Even when organizations start to get the diversity part right in diversity, equity and inclusion (DEI) work, it’s often the inclusion part of the equation that gives them more trouble. Many struggle with creating a truly inclusive experience for employees (“a work environment where all people feel respected, accepted, supported and valued, allowing all employees to fully participate in decision-making processes and development opportunities within an organization”) and find it is even trickier to measure its overall impact.
Data collection through employee assessments and surveys, as well as focus group discussions and individual employee interviews, all help to paint the picture of where your organization stands related to DEI. The Gartner Inclusion Index is an example of another tool to include that allows a quick pulse check-in with just seven (7) questions to get a holistic view of inclusion from your workforce. After much research, 45 employee experience questions, and over 10,000 employee surveys, the Index distilled down seven core concepts that best represent elements of inclusion that can help organizations to take a more holistic view of their employees’ experiences at work.
- Fair treatment: Employees at my organization who help the organization achieve its strategic objectives are rewarded and recognized fairly.
- Integrating differences: Employees at my organization respect and value each other’s opinions.
- Decision making: Members of my team fairly consider ideas and suggestions offered by other team members.
- Psychological safety: I feel welcome to express my true feelings at work.
- Trust: Communication we receive from the organization is honest and open.
- Belonging: People in my organization care about me.
- Diversity: Managers at my organization are as diverse as the broader workforce.
“To put it simply: The greater the degree to which employees agree with these statements”, the more likely the organization has a truly inclusive environment.
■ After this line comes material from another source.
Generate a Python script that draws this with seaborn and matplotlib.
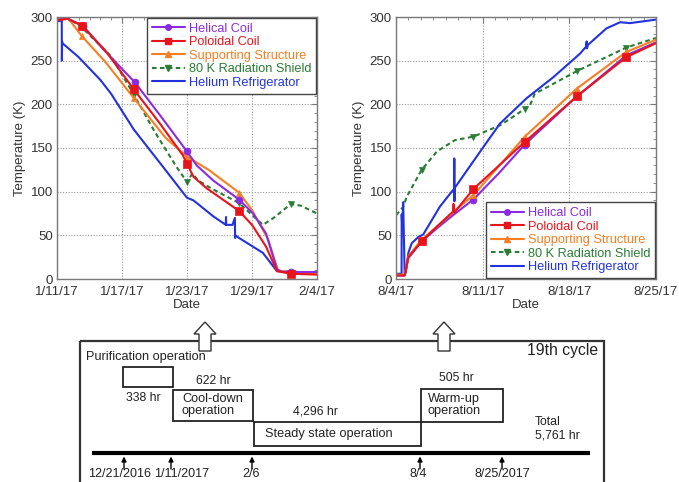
import numpy as np
import pandas as pd
import seaborn as sns
import matplotlib
matplotlib.use("Agg")
import matplotlib.pyplot as plt
from matplotlib.lines import Line2D
from matplotlib.patches import Rectangle, FancyArrow
from matplotlib.ticker import MultipleLocator

# ---------------- data: cool-down (days since 1/11/17) ----------------
cd_ticks = [0, 6, 12, 18, 24]
cd_ticklabels = ["1/11/17", "1/17/17", "1/23/17", "1/29/17", "2/4/17"]

cd_hc_d = [0, 1.0, 2.4, 4.2, 7.2, 9.6, 12.0, 12.9, 14.4, 16.8, 18.1, 19.3, 20.3, 20.8, 21.6, 24]
cd_hc_t = [297, 298, 290, 264, 225, 186, 146, 130, 113, 91, 75, 52, 11, 8, 8, 8]
cd_hc_m = [2, 4, 6, 9, 14]

cd_pc_d = [0, 1.0, 2.3, 4.5, 7.1, 9.5, 11.6, 12.0, 12.6, 13.8, 16.8, 18.0, 19.3, 20.3, 21.6, 24]
cd_pc_t = [296, 298, 290, 261, 217, 178, 142, 132, 117, 104, 78, 62, 37, 9, 6, 5]
cd_pc_m = [2, 4, 7, 10, 14]

cd_ss_d = [0, 1.0, 2.3, 4.5, 7.1, 10.0, 12.0, 14.0, 16.8, 18.0, 19.5, 20.4, 21.6, 24]
cd_ss_t = [297, 299, 278, 248, 207, 162, 140, 125, 99, 79, 45, 10, 7, 6]
cd_ss_m = [2, 4, 6, 8, 12]

cd_rs_d = [0, 1.0, 2.3, 5.0, 7.1, 9.0, 11.0, 12.0, 12.5, 13.0, 14.2, 16.8, 19.0, 20.0, 21.6, 22.5, 24]
cd_rs_t = [297, 299, 288, 255, 211, 169, 129, 111, 121, 113, 104, 87, 62, 70, 86, 84, 75]
cd_rs_m = [2, 4, 7, 11, 14]

cd_hr_d = [0, 0.44, 0.45, 0.47, 0.5, 2.0, 4.0, 5.0, 7.1, 10.0, 12.0, 12.6, 14.4, 15.58, 15.6,
           15.62, 16.2, 16.42, 16.44, 16.46, 16.8, 19.0, 20.3, 24]
cd_hr_t = [295, 296, 250, 272, 270, 254, 228, 212, 171, 125, 93, 90, 72, 62, 71,
           62, 62, 70, 47, 50, 47, 30, 9, 7]

# ---------------- data: warm-up (days since 8/4/17) ----------------
wu_ticks = [0, 7, 14, 21]
wu_ticklabels = ["8/4/17", "8/11/17", "8/18/17", "8/25/17"]

wu_hc_d = [0, 0.7, 1.0, 2.07, 3.3, 4.6, 6.25, 8.3, 10.4, 14.6, 18.6, 21.0]
wu_hc_t = [4, 4, 24, 43, 58, 73, 91, 121, 154, 209, 256, 271]
wu_hc_m = [3, 6, 8, 9, 10]

wu_pc_d = [0, 0.7, 1.0, 2.07, 3.3, 4.6, 4.65, 4.7, 6.25, 10.4, 14.6, 18.6, 21.0]
wu_pc_t = [4, 4, 25, 43, 60, 77, 86, 76, 103, 157, 209, 254, 270]
wu_pc_m = [3, 8, 9, 10, 11]

wu_ss_d = [0, 0.7, 1.0, 2.07, 3.3, 4.5, 6.25, 10.4, 14.6, 18.6, 21.0]
wu_ss_t = [5, 5, 26, 45, 60, 75, 96, 163, 218, 260, 274]
wu_ss_m = [3, 6, 7, 8, 9]

wu_rs_d = [0, 0.6, 0.86, 2.07, 3.3, 4.76, 6.25, 8.4, 9.8, 10.4, 10.8, 11.2, 14.6, 18.6, 21.0]
wu_rs_t = [73, 83, 94, 125, 146, 159, 163, 176, 189, 195, 198, 212, 238, 265, 276]
wu_rs_m = [3, 6, 9, 12, 13]

wu_hr_d = [0, 0.45, 0.46, 0.5, 0.58, 0.7, 0.8, 1.0, 1.27, 1.8, 2.2, 3.55, 4.5, 4.70, 4.71,
           4.72, 4.73, 7.05, 8.4, 10.55, 12.7, 14.86, 15.35, 15.4, 15.42, 15.5, 17.0, 18.1,
           18.9, 21.0]
wu_hr_t = [6, 6, 74, 60, 88, 5, 8, 30, 41, 48, 51, 83, 100, 103, 138,
           89, 104, 151, 178, 207, 231, 258, 266, 272, 264, 268, 287, 294,
           293, 297]

series_names = ["Helical Coil", "Poloidal Coil", "Supporting Structure",
                "80 K Radiation Shield", "Helium Refrigerator"]

# ---------------- diagram content ----------------
stage_names = ["Purification operation", "Cool-down\noperation",
               "Steady state operation", "Warm-up\noperation"]
stage_hours = ["338 hr", "622 hr", "4,296 hr", "505 hr"]
total_label = "Total\n5,761 hr"
cycle_label = "19th cycle"
timeline_dates = ["12/21/2016", "1/11/2017", "2/6", "8/4", "8/25/2017"]

# ---------------- styling ----------------
sns.set_theme(style="white")
plt.rcParams["font.family"] = ["Liberation Sans", "DejaVu Sans"]

colors = ["#8a2be2", "#e8141c", "#f57f22", "#2a7d34", "#2233dd"]
markers = ["o", "s", "^", "v", None]
msizes = [5, 6, 5, 5, 0]
lstyles = ["-", "-", "-", (0, (2.2, 1.6)), "-"]

W, H = 679, 482
fig = plt.figure(figsize=(W / 100, H / 100), dpi=100)

# diagram axes in pixel coordinates (behind)
dax = fig.add_axes([0, 0, 1, 1], zorder=0)
dax.set_xlim(0, W)
dax.set_ylim(H, 0)
dax.axis("off")


def pix_axes(x0, y0, x1, y1):
    return fig.add_axes([x0 / W, 1 - y1 / H, (x1 - x0) / W, (y1 - y0) / H], zorder=2)


axL = pix_axes(57, 17, 317, 279)
axR = pix_axes(396, 17, 656, 279)

grey = "#7a7a7a"


def style_axes(ax, ticks, labels, xmax):
    ax.set_xlim(0, xmax)
    ax.set_ylim(0, 300)
    ax.set_xticks(ticks)
    ax.set_xticklabels(labels)
    ax.xaxis.set_minor_locator(MultipleLocator(1))
    ax.set_yticks(range(0, 301, 50))
    ax.yaxis.set_minor_locator(MultipleLocator(10))
    ax.tick_params(which="both", direction="in", top=True, right=True,
                   color=grey, labelcolor="#333333", labelsize=9.5)
    ax.tick_params(axis="y", pad=3)
    ax.tick_params(axis="x", pad=5)
    ax.tick_params(which="major", length=4, width=0.8)
    ax.tick_params(which="minor", length=2, width=0.6)
    for s in ax.spines.values():
        s.set_color(grey)
        s.set_linewidth(1.0)
    ax.grid(True, which="major", color="#9a9a9a", ls=(0, (1, 1.5)), lw=0.8)
    ax.set_xlabel("Date", fontsize=9.5, color="#333333", labelpad=1)
    ax.set_ylabel("Temperature (K)", fontsize=9.5, color="#333333", labelpad=3)


def draw(ax, d, t, i, m=None):
    kw = dict(x=d, y=t, ax=ax, color=colors[i], lw=1.5, ls=lstyles[i],
              estimator=None, sort=False, legend=False)
    if m is not None:
        kw.update(marker=markers[i], markevery=m, ms=msizes[i],
                  mec=colors[i], mfc=colors[i], mew=0.5)
    sns.lineplot(**kw)


def legend(ax, loc):
    handles = [Line2D([], [], color=colors[i], ls=lstyles[i], lw=1.5,
                      marker=markers[i] if markers[i] else None,
                      ms=msizes[i] - 1, mec=colors[i], mfc=colors[i])
               for i in range(5)]
    lg = ax.legend(handles, series_names, loc=loc, borderaxespad=0.05,
                   fontsize=9.2, frameon=True, fancybox=False, edgecolor="#444444",
                   framealpha=1, handlelength=2.6, handletextpad=0.3,
                   labelspacing=0.12, borderpad=0.4, numpoints=1)
    lg.get_frame().set_linewidth(1.0)
    for txt, c in zip(lg.get_texts(), colors):
        txt.set_color(c)
    lg.set_zorder(10)


# left chart (cool-down)
draw(axL, cd_rs_d, cd_rs_t, 3, cd_rs_m)
draw(axL, cd_hr_d, cd_hr_t, 4)
draw(axL, cd_ss_d, cd_ss_t, 2, cd_ss_m)
draw(axL, cd_hc_d, cd_hc_t, 0, cd_hc_m)
draw(axL, cd_pc_d, cd_pc_t, 1, cd_pc_m)
style_axes(axL, cd_ticks, cd_ticklabels, 24)
legend(axL, "upper right")

# right chart (warm-up)
draw(axR, wu_rs_d, wu_rs_t, 3, wu_rs_m)
draw(axR, wu_hr_d, wu_hr_t, 4)
draw(axR, wu_hc_d, wu_hc_t, 0, wu_hc_m)
draw(axR, wu_ss_d, wu_ss_t, 2, wu_ss_m)
draw(axR, wu_pc_d, wu_pc_t, 1, wu_pc_m)
style_axes(axR, wu_ticks, wu_ticklabels, 21)
legend(axR, "lower right")

# ---------------- schematic of the operation cycle ----------------
ink = "#222222"
fs = 9.0
fh = 8.8
dax.add_patch(Rectangle((80, 341), 524, 160, fill=False, ec="#333333", lw=1.6))
for ax_x in (205, 444):
    dax.add_patch(FancyArrow(ax_x, 351, 0, -17, width=12, head_width=22,
                             head_length=12, length_includes_head=False,
                             fc="white", ec="#333333", lw=1.0, zorder=5))
dax.text(598, 351, cycle_label, ha="right", va="center", fontsize=11.3, color=ink)

# stage boxes
dax.add_patch(Rectangle((123, 367), 50, 20, fill=False, ec=ink, lw=1.3))
dax.add_patch(Rectangle((173, 390), 80, 31, fill=False, ec=ink, lw=1.3))
dax.add_patch(Rectangle((254, 422), 167, 24, fill=False, ec=ink, lw=1.3))
dax.add_patch(Rectangle((421, 389), 82, 33, fill=False, ec=ink, lw=1.3))

dax.text(86, 357, stage_names[0], ha="left", va="center", fontsize=fs + 0.2, color=ink)
dax.text(182, 405, stage_names[1], ha="left", va="center", fontsize=fs + 0.2,
         color=ink, linespacing=1.05)
dax.text(265, 434, stage_names[2], ha="left", va="center", fontsize=fs + 0.2, color=ink)
dax.text(428, 405, stage_names[3], ha="left", va="center", fontsize=fs + 0.2,
         color=ink, linespacing=1.05)

dax.text(143, 398, stage_hours[0], ha="center", va="center", fontsize=fh, color=ink)
dax.text(213, 381, stage_hours[1], ha="center", va="center", fontsize=fh, color=ink)
dax.text(315, 412, stage_hours[2], ha="center", va="center", fontsize=fh, color=ink)
dax.text(456, 378, stage_hours[3], ha="center", va="center", fontsize=fh, color=ink)
dax.text(535, 429, total_label, ha="left", va="center", fontsize=fh, color=ink,
         linespacing=1.2)

# timeline
dax.plot([92, 590], [453, 453], color="black", lw=3, solid_capstyle="butt")
for x_t in [124, 171, 252, 420, 502]:
    dax.annotate("", xy=(x_t, 456.5), xytext=(x_t, 469),
                 arrowprops=dict(arrowstyle="-|>", color="black", lw=1.0,
                                 mutation_scale=7, shrinkA=0, shrinkB=0))
dax.text(151, 474, timeline_dates[0], ha="right", va="center", fontsize=fs, color=ink)
dax.text(154, 474, timeline_dates[1], ha="left", va="center", fontsize=fs, color=ink)
dax.text(251, 474, timeline_dates[2], ha="center", va="center", fontsize=fs, color=ink)
dax.text(418, 474, timeline_dates[3], ha="center", va="center", fontsize=fs, color=ink)
dax.text(502, 474, timeline_dates[4], ha="center", va="center", fontsize=fs, color=ink)

fig.savefig("out.png", dpi=100)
As with any pulse survey, the Gartner Inclusion Index reflects employee experiences at a given moment and can certainly fluctuate over time for a variety of reasons. However, leaders can utilize their employee responses to the Index to set a baseline measurement of the inclusion experience in their workplace that can be compared over time for consistency and opportunities for improvement. Responses to the Index questions can also reveal gaps or differences in experiences across the diversity of individuals within the workforce and can also help leaders to identify areas for future progress.
As the focus on DEI for organizations continues to grow across the globe, there is also a growing demand for solutions and strategies that offer accountability and can successfully measure for impact. Employee feedback is one sure way to stay connected to the experiences of your workforce and to gather meaningful data to inform your leadership approach and strategic planning for organizational DEI efforts. The Gartner Inclusion Index offers one quick and approachable method to consider adding to your efforts and to best understand the day-to-day inclusion experience of your employees.